Yanjun Gan

Dr. Yanjun Gan is a Research Scientist II at NOAA’s Physical Sciences Laboratory (PSL) and is affiliated with the Cooperative Institute for Research in Environmental Sciences (CIRES) at the University of Colorado Boulder (CU Boulder). Prior to joining PSL/CU Boulder, Dr. Gan worked at the University of Texas at Arlington from 2019 to 2024, first as a Research Engineering Scientist and later as an Assistant Professor of Research. From 2015 to 2019, he was with the Chinese Academy of Meteorological Sciences (CAMS), where he began as an Assistant Research Scientist and was later promoted to Associate Research Scientist.

Dr. Gan's research focuses on hydrometeorology, water resources, land data assimilation, uncertainty quantification, and related fields.

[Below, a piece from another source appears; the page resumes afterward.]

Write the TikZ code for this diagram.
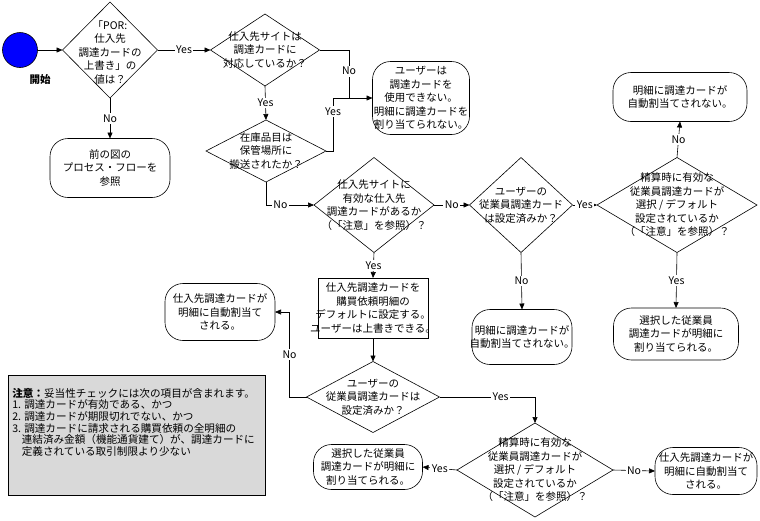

1. Model Parameter Uncertainty Quantification
   The accuracy of model predictions is significantly influenced by uncertainties stemming from data errors and model deficiencies. Quantifying and reducing uncertainties in model parameters can greatly enhance the reliability of these predictions. Dr. Gan developed a systematic framework for uncertainty quantification, combining stepwise sensitivity analysis with adaptive surrogate-based multi-objective optimization (Gan et al., 2014, 2015, 2018). This approach improves the practical assessment and reduction of model parameter uncertainties.
2. Model Parameterization Uncertainty Quantification
   The ability to select from different parameterization schemes within the same modeling framework allows for a range of physical configurations, as seen in models like WRF and Noah-MP. However, this flexibility complicates the selection of an optimal configuration. To address this, Dr. Gan employed the uniform design method to minimize the number of experiments needed to represent different parameterization combinations. He also utilized ANOVA and multiple comparison tests to identify dominant processes and optimal configurations for various hydroclimate, soil, and vegetation conditions (Zhang et al., 2016; Gan et al., 2019, 2024; Li et al., 2024).
3. Forecast-Informed Reservoir Operation
   Reservoirs play a crucial role in mitigating flood and drought risks in many urban areas across the US. Managing the temporary use of flood storage effectively requires reliable forecasting of reservoir inflow and the use of appropriate guide curves. Dr. Gan developed a flood forecasting and warning system to improve streamflow prediction (Gan et al., 2017; Zeng et al., 2020). He also optimized seasonal guide curves for a system of reservoirs in Texas, aiming to enhance water supply reliability while minimizing the risk of flooding (Gan et al., 2024).
4. Snow Data Assimilation
   Accurate and timely estimation of snowpack is vital for water resource management and flood preparedness in regions with significant snow cover. Errors in the model representation of snowpack have been a major source of uncertainty in streamflow predictions in these areas. To address this, Dr. Gan developed an algorithm that blends satellite and in situ snow water equivalent (SWE) data, producing a reliable gridded SWE product for the CONUS (Gan et al., 2021). He then assimilated this product into the National Water Model (NWM) to improve snow and streamflow predictions in mountainous regions (Gan et al., 2022).